Given records:
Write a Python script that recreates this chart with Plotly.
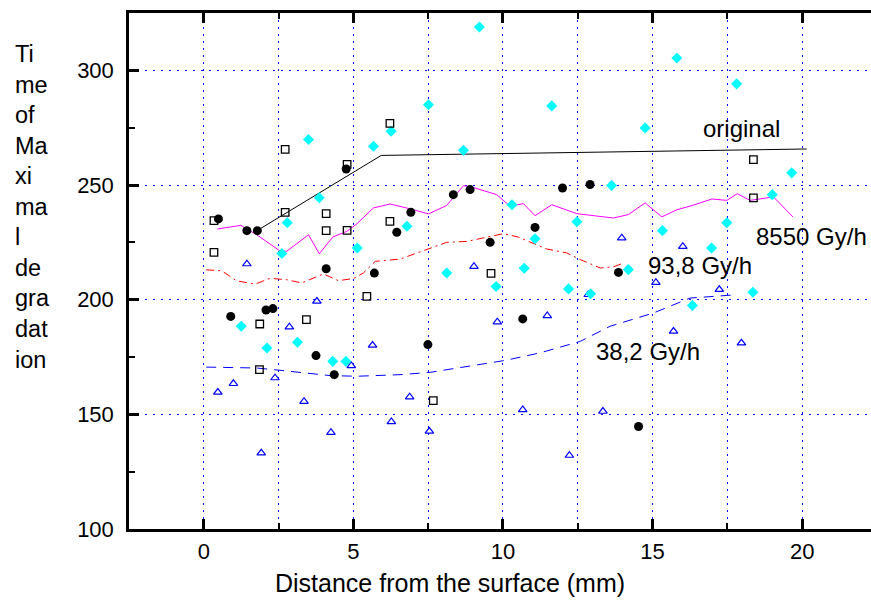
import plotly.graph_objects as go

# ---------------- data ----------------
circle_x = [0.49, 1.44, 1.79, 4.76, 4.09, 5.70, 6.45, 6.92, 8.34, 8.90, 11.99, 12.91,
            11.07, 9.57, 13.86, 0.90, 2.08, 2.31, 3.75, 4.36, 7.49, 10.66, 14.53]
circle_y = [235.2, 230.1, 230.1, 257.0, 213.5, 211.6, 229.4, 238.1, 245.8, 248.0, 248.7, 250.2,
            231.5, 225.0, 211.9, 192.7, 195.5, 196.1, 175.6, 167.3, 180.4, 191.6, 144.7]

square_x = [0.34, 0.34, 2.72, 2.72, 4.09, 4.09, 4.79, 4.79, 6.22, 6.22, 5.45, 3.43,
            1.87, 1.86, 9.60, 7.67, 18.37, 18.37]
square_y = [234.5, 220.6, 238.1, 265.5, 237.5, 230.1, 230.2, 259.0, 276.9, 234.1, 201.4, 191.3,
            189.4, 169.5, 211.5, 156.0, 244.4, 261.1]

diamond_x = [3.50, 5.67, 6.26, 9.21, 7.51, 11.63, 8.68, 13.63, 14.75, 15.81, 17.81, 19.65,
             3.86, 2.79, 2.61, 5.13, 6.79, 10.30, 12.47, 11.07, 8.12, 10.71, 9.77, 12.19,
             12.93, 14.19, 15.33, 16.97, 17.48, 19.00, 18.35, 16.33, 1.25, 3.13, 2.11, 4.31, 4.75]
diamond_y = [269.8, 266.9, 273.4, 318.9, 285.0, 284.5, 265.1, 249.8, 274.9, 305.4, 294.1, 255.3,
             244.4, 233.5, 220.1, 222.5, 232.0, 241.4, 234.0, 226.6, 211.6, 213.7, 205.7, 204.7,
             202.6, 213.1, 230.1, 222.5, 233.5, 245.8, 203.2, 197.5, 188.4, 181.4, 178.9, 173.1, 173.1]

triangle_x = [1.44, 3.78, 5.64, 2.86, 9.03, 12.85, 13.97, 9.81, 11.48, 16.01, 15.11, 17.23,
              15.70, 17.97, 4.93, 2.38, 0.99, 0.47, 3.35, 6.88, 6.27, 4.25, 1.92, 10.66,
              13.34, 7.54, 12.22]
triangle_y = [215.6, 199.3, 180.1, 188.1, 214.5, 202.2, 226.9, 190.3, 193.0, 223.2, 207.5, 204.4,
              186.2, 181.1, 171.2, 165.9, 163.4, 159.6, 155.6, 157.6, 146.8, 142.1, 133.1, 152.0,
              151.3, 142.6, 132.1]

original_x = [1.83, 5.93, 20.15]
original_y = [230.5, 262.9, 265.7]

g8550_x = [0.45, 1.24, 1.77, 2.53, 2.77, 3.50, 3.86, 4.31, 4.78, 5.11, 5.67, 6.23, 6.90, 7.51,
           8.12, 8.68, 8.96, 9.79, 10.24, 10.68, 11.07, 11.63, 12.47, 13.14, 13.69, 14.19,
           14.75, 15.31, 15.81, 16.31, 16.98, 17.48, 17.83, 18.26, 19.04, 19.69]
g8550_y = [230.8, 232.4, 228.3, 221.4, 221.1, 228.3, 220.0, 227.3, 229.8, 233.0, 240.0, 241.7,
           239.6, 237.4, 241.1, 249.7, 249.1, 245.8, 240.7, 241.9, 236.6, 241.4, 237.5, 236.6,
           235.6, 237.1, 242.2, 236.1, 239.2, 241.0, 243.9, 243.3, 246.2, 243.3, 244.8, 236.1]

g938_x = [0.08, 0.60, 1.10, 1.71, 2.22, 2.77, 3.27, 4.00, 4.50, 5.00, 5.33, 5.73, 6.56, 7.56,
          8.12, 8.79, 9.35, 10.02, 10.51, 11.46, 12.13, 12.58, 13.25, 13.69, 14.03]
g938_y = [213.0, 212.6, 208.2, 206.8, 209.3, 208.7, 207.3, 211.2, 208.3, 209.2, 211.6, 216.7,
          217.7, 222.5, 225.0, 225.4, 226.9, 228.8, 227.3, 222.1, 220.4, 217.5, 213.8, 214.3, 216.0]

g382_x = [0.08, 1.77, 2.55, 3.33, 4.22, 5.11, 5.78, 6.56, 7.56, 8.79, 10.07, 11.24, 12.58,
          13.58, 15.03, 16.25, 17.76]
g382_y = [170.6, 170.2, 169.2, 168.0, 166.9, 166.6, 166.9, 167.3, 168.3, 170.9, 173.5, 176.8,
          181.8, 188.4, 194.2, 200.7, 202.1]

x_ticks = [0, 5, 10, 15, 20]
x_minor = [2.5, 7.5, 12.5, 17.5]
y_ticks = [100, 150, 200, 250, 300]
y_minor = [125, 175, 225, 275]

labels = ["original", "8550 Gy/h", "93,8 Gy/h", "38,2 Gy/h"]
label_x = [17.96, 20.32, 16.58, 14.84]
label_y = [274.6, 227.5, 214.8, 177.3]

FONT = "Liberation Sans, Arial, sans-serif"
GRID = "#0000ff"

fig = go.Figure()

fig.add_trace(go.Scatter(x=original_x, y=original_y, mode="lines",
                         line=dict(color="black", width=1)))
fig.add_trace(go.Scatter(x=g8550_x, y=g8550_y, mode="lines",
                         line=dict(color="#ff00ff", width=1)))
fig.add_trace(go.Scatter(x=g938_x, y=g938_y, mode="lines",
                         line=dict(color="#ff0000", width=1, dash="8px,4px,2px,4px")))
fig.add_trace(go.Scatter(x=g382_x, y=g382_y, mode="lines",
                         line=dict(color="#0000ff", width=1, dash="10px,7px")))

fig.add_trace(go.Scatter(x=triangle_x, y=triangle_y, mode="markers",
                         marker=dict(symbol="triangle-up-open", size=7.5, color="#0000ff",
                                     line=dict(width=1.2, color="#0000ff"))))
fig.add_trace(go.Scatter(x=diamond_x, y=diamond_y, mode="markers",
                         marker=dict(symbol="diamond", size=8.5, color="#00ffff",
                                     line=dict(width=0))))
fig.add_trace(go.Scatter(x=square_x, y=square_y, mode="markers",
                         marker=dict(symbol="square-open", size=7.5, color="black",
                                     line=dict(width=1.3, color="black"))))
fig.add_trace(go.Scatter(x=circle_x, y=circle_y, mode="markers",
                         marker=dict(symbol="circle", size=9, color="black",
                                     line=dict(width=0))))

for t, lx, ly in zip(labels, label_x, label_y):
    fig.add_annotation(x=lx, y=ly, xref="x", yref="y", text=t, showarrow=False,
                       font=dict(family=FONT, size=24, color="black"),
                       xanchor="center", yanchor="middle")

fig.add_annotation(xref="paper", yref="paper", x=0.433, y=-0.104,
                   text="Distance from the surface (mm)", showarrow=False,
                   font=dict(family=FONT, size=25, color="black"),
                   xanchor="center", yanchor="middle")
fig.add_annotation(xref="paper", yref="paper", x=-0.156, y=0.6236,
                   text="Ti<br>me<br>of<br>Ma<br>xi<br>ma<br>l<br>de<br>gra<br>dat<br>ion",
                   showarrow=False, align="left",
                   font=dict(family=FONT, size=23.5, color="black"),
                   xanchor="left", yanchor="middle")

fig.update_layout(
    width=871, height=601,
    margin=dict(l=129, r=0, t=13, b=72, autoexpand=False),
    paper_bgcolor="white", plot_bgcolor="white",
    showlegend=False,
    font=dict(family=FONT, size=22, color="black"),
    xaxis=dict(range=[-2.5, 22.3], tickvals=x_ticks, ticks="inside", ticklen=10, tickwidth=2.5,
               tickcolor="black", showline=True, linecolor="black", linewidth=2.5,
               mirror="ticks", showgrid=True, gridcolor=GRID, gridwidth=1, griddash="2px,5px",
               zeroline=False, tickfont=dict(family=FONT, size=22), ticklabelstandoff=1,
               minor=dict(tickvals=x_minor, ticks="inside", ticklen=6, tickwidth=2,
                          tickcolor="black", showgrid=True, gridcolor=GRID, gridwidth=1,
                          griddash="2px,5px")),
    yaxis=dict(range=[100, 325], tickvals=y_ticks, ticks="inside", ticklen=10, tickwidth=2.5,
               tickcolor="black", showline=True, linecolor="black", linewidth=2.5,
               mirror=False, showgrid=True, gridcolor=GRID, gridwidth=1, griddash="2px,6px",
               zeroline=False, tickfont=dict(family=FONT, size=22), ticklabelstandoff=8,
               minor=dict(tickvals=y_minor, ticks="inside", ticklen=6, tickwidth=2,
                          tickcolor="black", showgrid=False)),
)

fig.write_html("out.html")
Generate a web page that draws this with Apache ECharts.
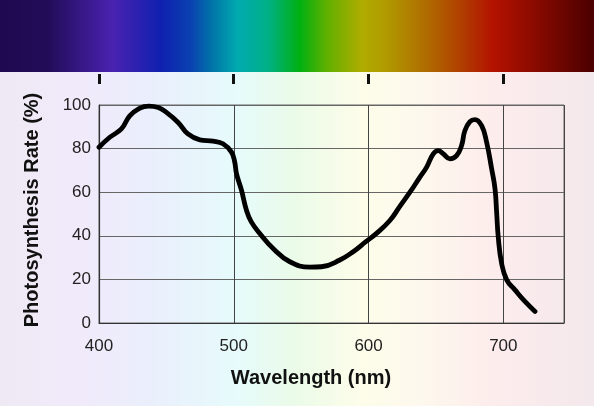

Directive: Count every line in the entries above where the word "this" appears; respond with the number alone.

Final result: 2